A este propósito, calha mencionar a doutrina de EGBERTO LACERDA TEXEIERA e JOSÉ ALEXANDRE TAVARES GUERREIRO, que a respeito prelecionam:
Pensamos que o consórcio não é então sujeito de direitos, não podendo, correlatamente, assumir obrigações enquanto tal. (…). São os consortes, portanto, que assumem obrigações e responsabilidades perante terceiros, cabendo-lhes, igualmente exercer os direitos decorrentes dos atos jurídicos (in Das Sociedades Anônimas no Direito Brasileiro, vol. 2, 1979, pág. 797).
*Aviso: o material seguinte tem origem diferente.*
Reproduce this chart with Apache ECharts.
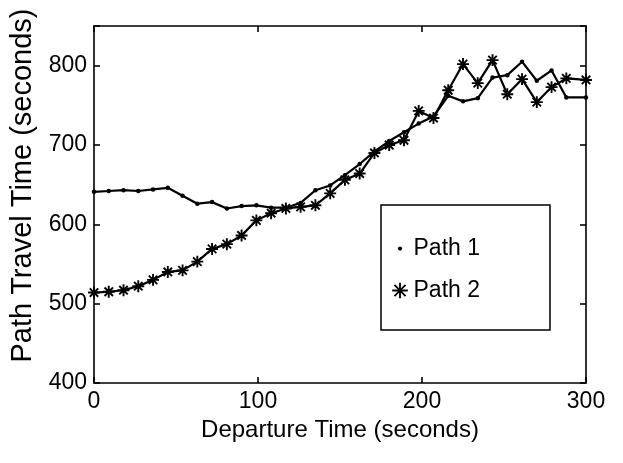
<!DOCTYPE html>
<html>
<head>
<meta charset="utf-8">
<script src="https://cdn.jsdelivr.net/npm/echarts@6/dist/echarts.min.js"></script>
<style>
html,body{margin:0;padding:0;background:#fff;}
#chart{width:623px;height:463px;}
</style>
</head>
<body>
<div id="chart"></div>
<script>
// Departure times (seconds)
const departureTimes = [0, 9, 18, 27, 36, 45, 54, 63, 72, 81, 90, 99, 108, 117, 126, 135, 144, 153, 162, 171, 180, 189, 198, 207, 216, 225, 234, 243, 252, 261, 270, 279, 288, 300];
// Path travel times (seconds)
const path1 = [641, 642, 643, 642, 644, 646, 636, 626, 628, 620, 623, 624, 621, 621, 627, 643, 649, 662, 676, 692, 705, 716, 727, 736, 762, 755, 759, 785, 788, 805, 781, 794, 760, 760];
const path2 = [514, 515, 517, 522, 530, 540, 542, 553, 569, 575, 586, 605, 614, 620, 622, 624, 639, 656, 664, 690, 700, 706, 743, 734, 769, 802, 778, 807, 764, 783, 754, 773, 784, 782];
const seriesNames = ['Path 1', 'Path 2'];
const xTicks = [0, 100, 200, 300];
const yTicks = [400, 500, 600, 700, 800];

const FONT = 'Liberation Sans, Arial, Helvetica, sans-serif';
const STAR = 'path://M0,0M24,24M12,1L12,23M1,12L23,12M4.2,4.2L19.8,19.8M19.8,4.2L4.2,19.8';
const DOT = 'path://M0,0M24,24M9,12A3,3,0,1,1,15,12A3,3,0,1,1,9,12Z';

const pairs = (ys) => departureTimes.map((x, i) => [x, ys[i]]);

const chart = echarts.init(document.getElementById('chart'), null, {renderer: 'canvas'});

const axisCommon = {
  axisLine: {show: true, onZero: false, lineStyle: {color: '#000', width: 1.6}},
  axisTick: {show: true, inside: true, length: 6, lineStyle: {color: '#000', width: 1.6}},
  splitLine: {show: false}
};

chart.setOption({
  animation: false,
  backgroundColor: '#fff',
  textStyle: {fontFamily: FONT, color: '#000'},
  grid: {left: 94, right: 37, top: 26, bottom: 80, containLabel: false},
  xAxis: [
    Object.assign({
      type: 'value', position: 'bottom',
      min: xTicks[0], max: xTicks[xTicks.length - 1], interval: 100,
      name: 'Departure Time (seconds)', nameLocation: 'middle', nameGap: 31,
      nameTextStyle: {fontSize: 24, color: '#000', fontFamily: FONT},
      axisLabel: {fontSize: 23, color: '#000', margin: 7, fontFamily: FONT}
    }, axisCommon),
    Object.assign({
      type: 'value', position: 'top',
      min: xTicks[0], max: xTicks[xTicks.length - 1], interval: 100,
      axisLabel: {show: false}
    }, axisCommon)
  ],
  yAxis: [
    Object.assign({
      type: 'value', position: 'left',
      min: yTicks[0], max: 850, interval: 100,
      name: 'Path Travel Time (seconds)', nameLocation: 'middle', nameGap: 56, nameRotate: 90,
      nameTextStyle: {fontSize: 29, color: '#000', fontFamily: FONT, padding: [0, 0, 0, 38]},
      axisLabel: {fontSize: 23, color: '#000', margin: 7, fontFamily: FONT,
        formatter: (v) => (yTicks.indexOf(v) >= 0 ? String(v) : '')}
    }, axisCommon),
    Object.assign({
      type: 'value', position: 'right',
      min: yTicks[0], max: 850, interval: 100,
      axisLabel: {show: false}
    }, axisCommon)
  ],
  legend: {
    orient: 'vertical',
    left: 381, top: 205,
    padding: [32, 70, 28, 8],
    itemGap: 19,
    itemWidth: 17, itemHeight: 17,
    borderColor: '#000', borderWidth: 1.5,
    textStyle: {fontSize: 23, color: '#000', fontFamily: FONT},
    data: [
      {name: seriesNames[0], icon: DOT, itemStyle: {color: '#000', borderWidth: 0}},
      {name: seriesNames[1], icon: STAR, itemStyle: {color: 'none', borderColor: '#000', borderWidth: 1.8}}
    ]
  },
  series: [
    {
      name: seriesNames[0], type: 'line', data: pairs(path1),
      symbol: 'circle', symbolSize: 4.5, showSymbol: true, showAllSymbol: true,
      itemStyle: {color: '#000'},
      lineStyle: {color: '#000', width: 2.2},
      z: 3
    },
    {
      name: seriesNames[1], type: 'line', data: pairs(path2),
      symbol: STAR, symbolSize: 13, showSymbol: true, showAllSymbol: true,
      itemStyle: {color: 'none', borderColor: '#000', borderWidth: 1.9},
      lineStyle: {color: '#000', width: 2.2},
      z: 2
    }
  ]
});
</script>
</body>
</html>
Cumpre salientar que as receitas nos consórcios constituídos para a prestação do serviço público de transporte coletivo de passageiros são, em geral, recebidas, diretamente, por cada consorciado incumbido do exercício da atividade, motivo por que em tal situação não há partilha de resultados, muito menos de prejuízos, entre as empresas consorciadas.
IV – Em conclusão
Observado tal contexto, considero que o regime legal do consórcio cuida, distintamente, da responsabilidade das empresas consorciadas: ela é solidária, nas relações com a Administração Pública, em caso de descumprimento do contrato de concessão; rege-se pelo que dispuser o contrato de consórcio nas com terceiros, sem presunção de solidariedade.